Lucky Dip Exhibition 2025 at God's House Tower
Posted: 18/11/2025
Lucky Dip brings together work by eight local artists across multiple disciplines and mediums, including installation, collage, print, textiles, and sculpture.
The artists featured in this group exhibition are Anya Isabella Isaacs, James Hewins, Jennifer Monteiro, Jude One Eight, Laleh Ghavami, Miku Okita, Rebecca Johnson, and Tracy Dovey.
The exhibition explores a diverse range of themes:
- Amalgamation of Time 1 & 2 by Anya Isabella Isaacs: Sculptures which draw on the absurd and macabre to explore the building’s dark layers. Envisioning the number of souls that found themselves entwined in the rich yet grim history of GHT.
- Autopa by James Hewins: Sculptured vessels to house different bumblebee species in an urban environment. Questioning technological resources and investment are prioritised to pre-emptively replace declining pollinators, rather than investing in the prevention of habitat and wildlife loss.

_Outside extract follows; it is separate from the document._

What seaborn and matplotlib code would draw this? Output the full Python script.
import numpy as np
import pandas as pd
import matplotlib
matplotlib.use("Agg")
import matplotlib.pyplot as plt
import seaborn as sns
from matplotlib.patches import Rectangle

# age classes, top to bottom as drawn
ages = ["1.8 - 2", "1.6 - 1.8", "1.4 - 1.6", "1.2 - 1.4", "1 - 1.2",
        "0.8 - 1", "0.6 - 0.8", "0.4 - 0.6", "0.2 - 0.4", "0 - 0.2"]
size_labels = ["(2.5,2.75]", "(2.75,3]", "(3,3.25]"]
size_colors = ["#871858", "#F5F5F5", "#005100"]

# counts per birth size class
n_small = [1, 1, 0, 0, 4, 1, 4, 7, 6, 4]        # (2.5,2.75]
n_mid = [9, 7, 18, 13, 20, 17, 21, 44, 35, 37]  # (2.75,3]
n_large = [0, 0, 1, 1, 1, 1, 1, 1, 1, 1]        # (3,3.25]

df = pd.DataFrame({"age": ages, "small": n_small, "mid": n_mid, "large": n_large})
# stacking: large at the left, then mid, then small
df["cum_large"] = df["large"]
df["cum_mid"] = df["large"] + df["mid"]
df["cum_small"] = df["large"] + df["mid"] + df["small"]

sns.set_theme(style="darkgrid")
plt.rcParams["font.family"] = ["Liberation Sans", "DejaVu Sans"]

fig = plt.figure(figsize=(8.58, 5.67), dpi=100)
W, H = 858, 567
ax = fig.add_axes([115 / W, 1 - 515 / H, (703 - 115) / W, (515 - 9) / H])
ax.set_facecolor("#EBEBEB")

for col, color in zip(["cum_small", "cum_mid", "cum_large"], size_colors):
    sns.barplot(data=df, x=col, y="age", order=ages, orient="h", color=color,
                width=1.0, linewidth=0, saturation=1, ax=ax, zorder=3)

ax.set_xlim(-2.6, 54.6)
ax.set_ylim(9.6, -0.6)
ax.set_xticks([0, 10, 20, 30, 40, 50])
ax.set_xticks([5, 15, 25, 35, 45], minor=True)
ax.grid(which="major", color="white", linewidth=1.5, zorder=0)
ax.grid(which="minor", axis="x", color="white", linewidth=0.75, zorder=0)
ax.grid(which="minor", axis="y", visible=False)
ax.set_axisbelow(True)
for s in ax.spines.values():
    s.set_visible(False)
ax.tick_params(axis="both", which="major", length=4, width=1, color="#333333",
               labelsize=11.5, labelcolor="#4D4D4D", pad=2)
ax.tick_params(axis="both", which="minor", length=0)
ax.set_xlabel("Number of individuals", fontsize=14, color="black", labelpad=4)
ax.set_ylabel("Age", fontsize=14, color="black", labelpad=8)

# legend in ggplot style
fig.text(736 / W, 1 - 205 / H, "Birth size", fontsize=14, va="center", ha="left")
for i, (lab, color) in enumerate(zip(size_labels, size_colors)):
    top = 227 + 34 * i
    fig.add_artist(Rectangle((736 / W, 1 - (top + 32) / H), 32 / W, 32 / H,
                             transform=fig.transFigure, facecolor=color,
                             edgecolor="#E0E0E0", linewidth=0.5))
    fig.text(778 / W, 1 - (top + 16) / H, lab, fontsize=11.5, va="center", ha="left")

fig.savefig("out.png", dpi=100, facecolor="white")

- Retrato by Jennifer Monteiro: Collage-based exploration of identity and heritage, reflecting on Portugal’s colonial past and the intertwined experiences of Brazilian, Cape Verdean, and Portuguese roots. Centering the artist’s body as both subject and symbol, the work confronts memory, belonging, and the visual legacies of empire.
- A Signal / Parasites in Ties by Jude One Eight: A-side release by Zen Juddhism, fusing emotion, critique and collaboration, pushing boundaries while challenging political and creative constraints.

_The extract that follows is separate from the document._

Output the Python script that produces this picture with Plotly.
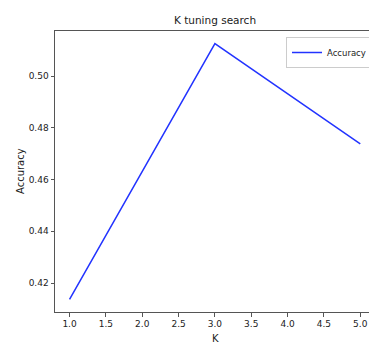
import plotly.graph_objects as go

k_values = [1, 3, 5]
accuracy = [0.4137, 0.5125, 0.4738]
y_ticks = [0.42, 0.44, 0.46, 0.48, 0.50]
x_ticks = [1.0, 1.5, 2.0, 2.5, 3.0, 3.5, 4.0, 4.5, 5.0]

fig = go.Figure()
fig.add_trace(go.Scatter(x=k_values, y=accuracy, mode="lines", name="Accuracy",
                         line=dict(color="#2233ff", width=1.5)))

tick_font = dict(family="DejaVu Sans", size=9, color="#222")
label_font = dict(family="DejaVu Sans", size=10, color="#222")
fig.update_layout(
    width=369, height=345,
    margin=dict(l=55, r=0, t=31, b=33, autoexpand=False),
    paper_bgcolor="white", plot_bgcolor="white",
    title=dict(text="K tuning search", x=215 / 369, xanchor="center",
               y=1 - 20 / 345, yanchor="middle",
               font=dict(family="DejaVu Sans", size=10.5, color="#222")),
    font=dict(family="DejaVu Sans", size=9, color="#222"),
    showlegend=True,
    legend=dict(x=(286 - 55) / 314, xanchor="left", y=1 - 6 / 281, yanchor="top",
                bgcolor="white", bordercolor="#cccccc", borderwidth=1,
                font=dict(family="DejaVu Sans", size=8.5, color="#222"),
                itemwidth=30, tracegroupgap=0),
    xaxis=dict(range=[0.8, 5.12], tickvals=x_ticks,
               ticktext=[f"{v:.1f}" for v in x_ticks],
               showgrid=False, zeroline=False, showline=True, linecolor="#555",
               linewidth=1, mirror=True, ticks="outside", ticklen=3.5,
               tickcolor="#555", tickfont=tick_font, automargin=False),
    yaxis=dict(range=[0.4088, 0.5174], tickvals=y_ticks,
               ticktext=[f"{v:.2f}" for v in y_ticks],
               showgrid=False, zeroline=False, showline=True, linecolor="#555",
               linewidth=1, mirror=False, ticks="outside", ticklen=3.5,
               tickcolor="#555", tickfont=tick_font, automargin=False),
    annotations=[
        dict(text="K", xref="paper", yref="paper", x=(215 - 55) / 314,
             y=-(340 - 314) / 281, xanchor="center", yanchor="middle",
             showarrow=False, font=label_font),
        dict(text="Accuracy", xref="paper", yref="paper", x=-(55 - 20) / 314,
             y=(314 - 173) / 281, xanchor="center", yanchor="middle",
             textangle=-90, showarrow=False, font=label_font),
    ],
)

fig.write_html("out.html")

- Existence Precedes Essence by Laleh Ghavami: A delicate installation exploring identity, migration, and navigating the tension between presence and absence. Crafted from wire and thread, it reflects on transformation and the unseen forces that shape us.
- A Quiet Rebellion by Miku Okita: Garments crafted from traditional paper folding, blending traditional origami with contemporary fashion design. The work reflects on heritage, family, and quiet defiance. Tracing a journey of self-expression through folded form and cultural identity.
- Pleasurelands by Rebecca Johnson: Drawing on her fairground heritage, circus performances, and personal memories, this work explores the inherited lore and legacy of Showmen culture. It reflects on intergenerational storytelling, imagination, and the hidden histories of the UK’s fairground tradition.
- A Maidens Garland by Tracey Dovey: A sculptural exploration of coercive control, gendered oppression, and FGM. Blending traditional willow weaving, ribbons, and bronze. Drawing on folklore and funerary customs, the work gives voice to hidden stories and reflects on the unremitting trajectory of patriarchal control.